The Oxford Dictionary indicates that “presume”, as used by Stanley, conveys he is supposing that something is the case on the basis of probability. On his own account, he was being absurdly careful. As Stanley well knew, white men in that location at that time were unknown. So, of course, the man he was meeting was probably Livingstone. However, immediately before he met him, in the native village, he had been reliably and explicitly informed that Livingstone was there. So, a “presumption” was in order only to cater for the possibility that there was more than one white man living or staying in the village. So, why did he not say “Dr. Livingstone, I infer?”
An inference, according to the Oxford Dictionary, is;
“A conclusion reached on the basis of evidence and reasoning”
Stanley had just received the information that Livingstone was in the village and knew of the improbability of more than one white man being in the village.
We need to know this to understand what is contained in Sections 28, 29, 30 and 31 of the Criminal Justice Act 2007. These sections allow a court to draw adverse inferences from an accused person’s failure during questioning to give an explanation for, inter alia, objects or marks found on his/her person or clothing, or for his/her presence in a certain location at the time an offence was committed.
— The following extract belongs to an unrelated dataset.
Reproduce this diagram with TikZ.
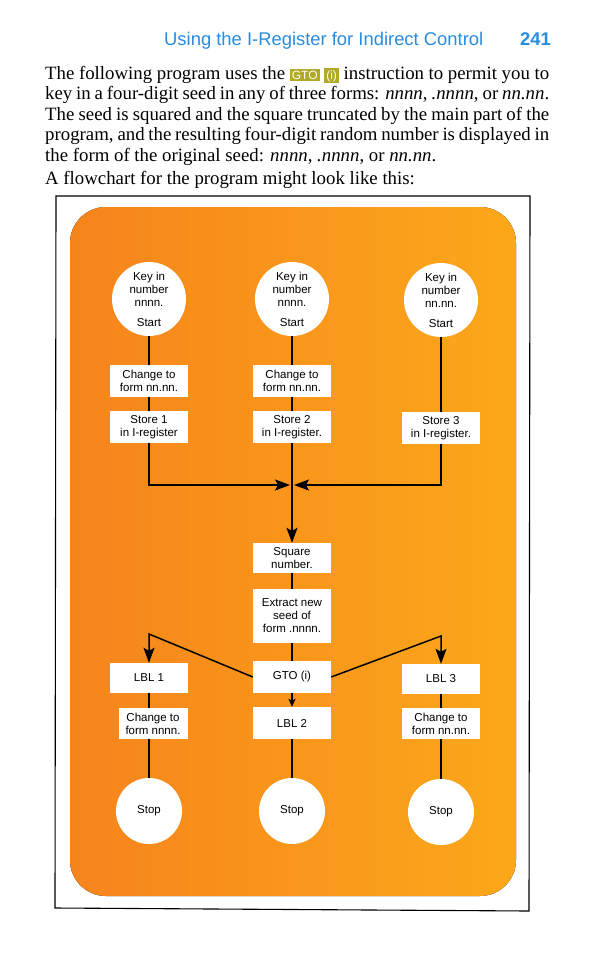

The sections seem innocent of the knowledge that “drawing adverse inferences” is what detectives do, and are expected to do, in the ordinary course of their work. A detective, we hope, looks for clues about what has happened and who is responsible for what has happened. That mental activity leads to the discovery and isolation of evidence. That evidence, subject to correct reasoning, allows the conclusion upon which the detective will act. If the detective is able to act, his/her action will be adverse to the interests of the suspect. A detective does not need provisions as found in the Criminal Justice Act 2007 to do his/her work.
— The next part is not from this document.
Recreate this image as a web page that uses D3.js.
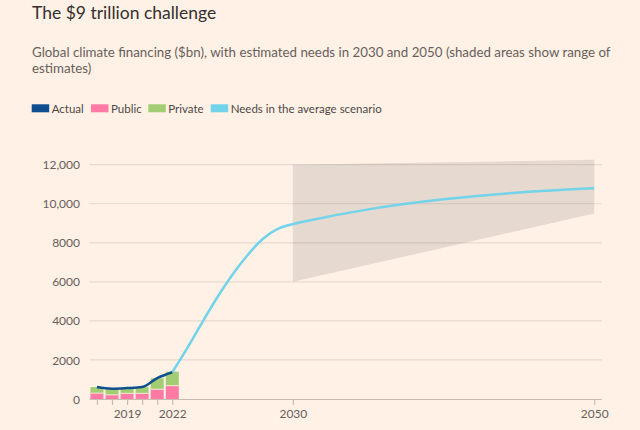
<!DOCTYPE html>
<html><head><meta charset="utf-8">
<script src="https://cdn.jsdelivr.net/npm/d3@7"></script>
<style>
html,body{margin:0;padding:0;background:#fff1e5;}
svg{display:block;font-family:Lato,"Open Sans",sans-serif;}
</style></head>
<body><svg id="c" width="640" height="430"></svg>
<script>
// ---- data ----
const years = [2017, 2018, 2019, 2020, 2021, 2022];
const publicVals = [300, 210, 290, 290, 500, 680];
const privateVals = [310, 320, 280, 320, 560, 720];
const actualVals = [610, 530, 560, 610, 1070, 1370];
const needYears = [2022, 2023, 2024, 2025, 2026, 2027, 2028, 2029, 2030, 2035, 2040, 2045, 2050];
const needVals = [1370, 2600, 3950, 5250, 6400, 7400, 8250, 8760, 8980, 9760, 10250, 10600, 10800];
const rangeYears = [2030, 2050];
const rangeLow = [6000, 9500];
const rangeHigh = [12000, 12250];
const yTicks = [0, 2000, 4000, 6000, 8000, 10000, 12000];
const xTicks = [2017, 2018, 2019, 2020, 2021, 2022, 2030, 2050];
const xTickLabels = [2019, 2022, 2030, 2050];
const legendLabels = ["Actual", "Public", "Private", "Needs in the average scenario"];
const legendColors = ["#0f4f8f", "#ff7aa5", "#a3cd72", "#72d3ea"];

const svg = d3.select("#c");
const x = d3.scaleLinear().domain([2016.5, 2050.5]).range([89.4, 601.8]);
const y = d3.scaleLinear().domain([0, 12000]).range([399, 164.7]);

// titles
svg.append("text").attr("x", 32).attr("y", 19).attr("fill", "#33302e")
  .style("font-size", "17.5px").text("The $9 trillion challenge");
const sub = svg.append("text").attr("fill", "#66605c").style("font-size", "13.3px");
sub.append("tspan").attr("x", 32).attr("y", 56.5)
  .text("Global climate financing ($bn), with estimated needs in 2030 and 2050 (shaded areas show range of");
sub.append("tspan").attr("x", 32).attr("y", 73).text("estimates)");

// legend
const legX = [31.7, 91, 148.3, 210.7];
legendLabels.forEach((l, i) => {
  svg.append("rect").attr("x", legX[i]).attr("y", 104.3).attr("width", 17.5).attr("height", 8)
    .attr("fill", legendColors[i]);
  svg.append("text").attr("x", legX[i] + 20).attr("y", 112.5).attr("fill", "#4d4845")
    .style("font-size", "11.5px").text(l);
});

// gridlines
svg.append("g").selectAll("line").data(yTicks.filter(d => d > 0)).join("line")
  .attr("x1", 89.4).attr("x2", 601.8).attr("y1", d => y(d)).attr("y2", d => y(d))
  .attr("stroke", "#e6d9ce").attr("stroke-width", 1.2);

// y axis labels
const yAxis = svg.append("g").attr("transform", "translate(80,0)")
  .call(d3.axisLeft(y).tickValues(yTicks).tickSize(0).tickPadding(0)
    .tickFormat(d => d >= 10000 ? d3.format(",")(d) : String(d)));
yAxis.select(".domain").remove();
yAxis.selectAll("text").attr("fill", "#66605c").style("font-size", "12px")
  .style("font-family", "Lato,'Open Sans',sans-serif").attr("dy", "0.34em");

// shaded range
const area = d3.area().x(d => x(d[0])).y0(d => y(d[1])).y1(d => y(d[2]));
svg.append("path").datum(rangeYears.map((yr, i) => [yr, rangeLow[i], rangeHigh[i]]))
  .attr("d", area).attr("fill", "#66605c").attr("fill-opacity", 0.16);

// bars
const bw = 13;
const bars = svg.append("g");
years.forEach((yr, i) => {
  bars.append("rect").attr("x", x(yr) - bw / 2).attr("width", bw)
    .attr("y", y(publicVals[i])).attr("height", y(0) - y(publicVals[i]))
    .attr("fill", legendColors[1]);
  bars.append("rect").attr("x", x(yr) - bw / 2).attr("width", bw)
    .attr("y", y(publicVals[i] + privateVals[i])).attr("height", y(publicVals[i]) - y(publicVals[i] + privateVals[i]))
    .attr("fill", legendColors[2]);
  bars.append("line").attr("x1", x(yr) - bw / 2).attr("x2", x(yr) + bw / 2)
    .attr("y1", y(publicVals[i])).attr("y2", y(publicVals[i]))
    .attr("stroke", "#fff1e5").attr("stroke-width", 0.8);
});

// x axis
const xAxis = svg.append("g").attr("transform", `translate(0,${y(0)})`)
  .call(d3.axisBottom(x).tickValues(xTicks).tickSize(6).tickPadding(4)
    .tickFormat(d => xTickLabels.includes(d) ? String(d) : ""));
xAxis.select(".domain").attr("d", `M${x.range()[0]},0.5H${x.range()[1]}`).attr("stroke", "#c9bcb1").attr("stroke-width", 1.2);
xAxis.selectAll(".tick line").attr("stroke", "#c9bcb1").attr("stroke-width", 1.2);
xAxis.selectAll("text").attr("fill", "#66605c").style("font-size", "12px")
  .style("font-family", "Lato,'Open Sans',sans-serif");

// lines
svg.append("path").datum(needYears.map((yr, i) => [yr, needVals[i]]))
  .attr("d", d3.line().x(d => x(d[0])).y(d => y(d[1])).curve(d3.curveBasis))
  .attr("fill", "none").attr("stroke", legendColors[3]).attr("stroke-width", 2.5);
svg.append("path").datum(years.map((yr, i) => [yr, actualVals[i]]))
  .attr("d", d3.line().x(d => x(d[0])).y(d => y(d[1])).curve(d3.curveMonotoneX)).attr("fill", "none")
  .attr("stroke", legendColors[0]).attr("stroke-width", 2.5).attr("stroke-linejoin", "round");
</script></body></html>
So what is really going on in Sections 28, 29, 30 and 31 of the Criminal Justice Act 2007? Section 30 reveals it; it allows a court to…draw an adverse inference from an accused person’s failure to mention during questioning a fact that s/he later relies on in his/her defence. The focus is on the failure of the accused to exculpate himself.
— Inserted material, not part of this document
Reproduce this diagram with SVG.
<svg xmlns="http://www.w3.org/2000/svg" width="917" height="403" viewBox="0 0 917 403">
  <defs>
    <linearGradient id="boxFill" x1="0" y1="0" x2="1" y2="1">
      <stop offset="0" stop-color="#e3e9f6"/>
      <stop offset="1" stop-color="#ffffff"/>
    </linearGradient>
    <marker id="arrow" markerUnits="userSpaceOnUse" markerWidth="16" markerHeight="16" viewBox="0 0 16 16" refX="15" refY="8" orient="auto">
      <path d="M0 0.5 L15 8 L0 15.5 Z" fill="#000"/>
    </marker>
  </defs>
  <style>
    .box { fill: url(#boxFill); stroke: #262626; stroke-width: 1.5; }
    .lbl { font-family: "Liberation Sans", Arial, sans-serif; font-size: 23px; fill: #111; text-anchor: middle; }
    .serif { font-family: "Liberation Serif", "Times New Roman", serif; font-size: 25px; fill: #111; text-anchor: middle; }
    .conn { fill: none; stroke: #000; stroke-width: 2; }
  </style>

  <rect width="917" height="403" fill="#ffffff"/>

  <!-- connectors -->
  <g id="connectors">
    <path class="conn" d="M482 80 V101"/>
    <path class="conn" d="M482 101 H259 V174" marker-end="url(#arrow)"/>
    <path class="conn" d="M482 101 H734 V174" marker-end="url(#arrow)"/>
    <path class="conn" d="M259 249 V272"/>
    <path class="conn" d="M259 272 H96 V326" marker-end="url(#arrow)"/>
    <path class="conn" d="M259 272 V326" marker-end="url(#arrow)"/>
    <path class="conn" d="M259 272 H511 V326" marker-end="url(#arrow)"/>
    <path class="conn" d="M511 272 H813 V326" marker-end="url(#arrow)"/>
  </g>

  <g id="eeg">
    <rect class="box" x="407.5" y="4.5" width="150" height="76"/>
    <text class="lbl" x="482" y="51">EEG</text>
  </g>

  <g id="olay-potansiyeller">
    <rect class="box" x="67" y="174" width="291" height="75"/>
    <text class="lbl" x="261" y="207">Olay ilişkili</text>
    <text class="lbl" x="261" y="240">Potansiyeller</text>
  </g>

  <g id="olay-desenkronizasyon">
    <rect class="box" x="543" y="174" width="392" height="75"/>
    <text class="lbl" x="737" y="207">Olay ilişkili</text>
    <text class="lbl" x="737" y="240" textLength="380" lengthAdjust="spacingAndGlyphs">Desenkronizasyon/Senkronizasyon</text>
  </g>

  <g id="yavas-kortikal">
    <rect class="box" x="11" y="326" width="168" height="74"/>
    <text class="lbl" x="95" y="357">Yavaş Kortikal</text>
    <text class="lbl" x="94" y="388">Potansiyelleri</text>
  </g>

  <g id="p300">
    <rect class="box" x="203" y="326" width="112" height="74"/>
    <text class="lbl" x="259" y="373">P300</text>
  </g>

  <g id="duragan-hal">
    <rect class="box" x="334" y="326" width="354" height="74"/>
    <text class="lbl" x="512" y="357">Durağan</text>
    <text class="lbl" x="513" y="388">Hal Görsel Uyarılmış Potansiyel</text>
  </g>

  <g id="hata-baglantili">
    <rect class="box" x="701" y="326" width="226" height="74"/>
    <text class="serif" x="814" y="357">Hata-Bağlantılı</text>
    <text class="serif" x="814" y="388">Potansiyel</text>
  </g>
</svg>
The Sections have very little to do with “inferences”.
The Sections are all about shifting the burden of proof in a criminal trial. Every person accused of an offence is, it is claimed, presumed to be innocent. Except when they must prove their innocence. That’s what Sections 28, 29, 30 and 31 of the Criminal Justice Act 2007 require of an accused. Alternatively, they change the obligation of the prosecution to prove something beyond a reasonable doubt, to proving it on the balance of probabilities.
A further alternative is even worse; they permit the making of adverse assumptions by a court
An assumption, according to the Oxford Dictionary, is;
“A thing that is accepted as true or as certain to happen, without proof…”
Sections 28 contains the following:
“…which the member reasonably believes may be attributable to the participation of the accused in the commission of the offence and the member informed the accused that he or she so believes, and the accused failed or refused to give an account, being an account which in the circumstances at the time clearly called for an explanation from him or her when so questioned, charged or informed, as the case may be, then, the court, in determining whether a charge should be dismissed under Part IA of the Criminal Procedure Act 1967 or whether there is a case to answer and the court (or, subject to the judge’s directions, the jury) in determining whether the accused is guilty of the offence charged (or of any other offence of which he or she could lawfully be convicted on that charge) may draw such inferences from the failure or refusal as appear proper…”
This is very poor English.
To say “…being an account which in the circumstances at the time clearly called for an explanation from him or her…” is to misstate what is intended. It was the circumstances at the time, or the object or mark, not the account, which called for an explanation, but the Section fails to say this.
Likewise, it is poor English to say something is an inference, when it is an assumption.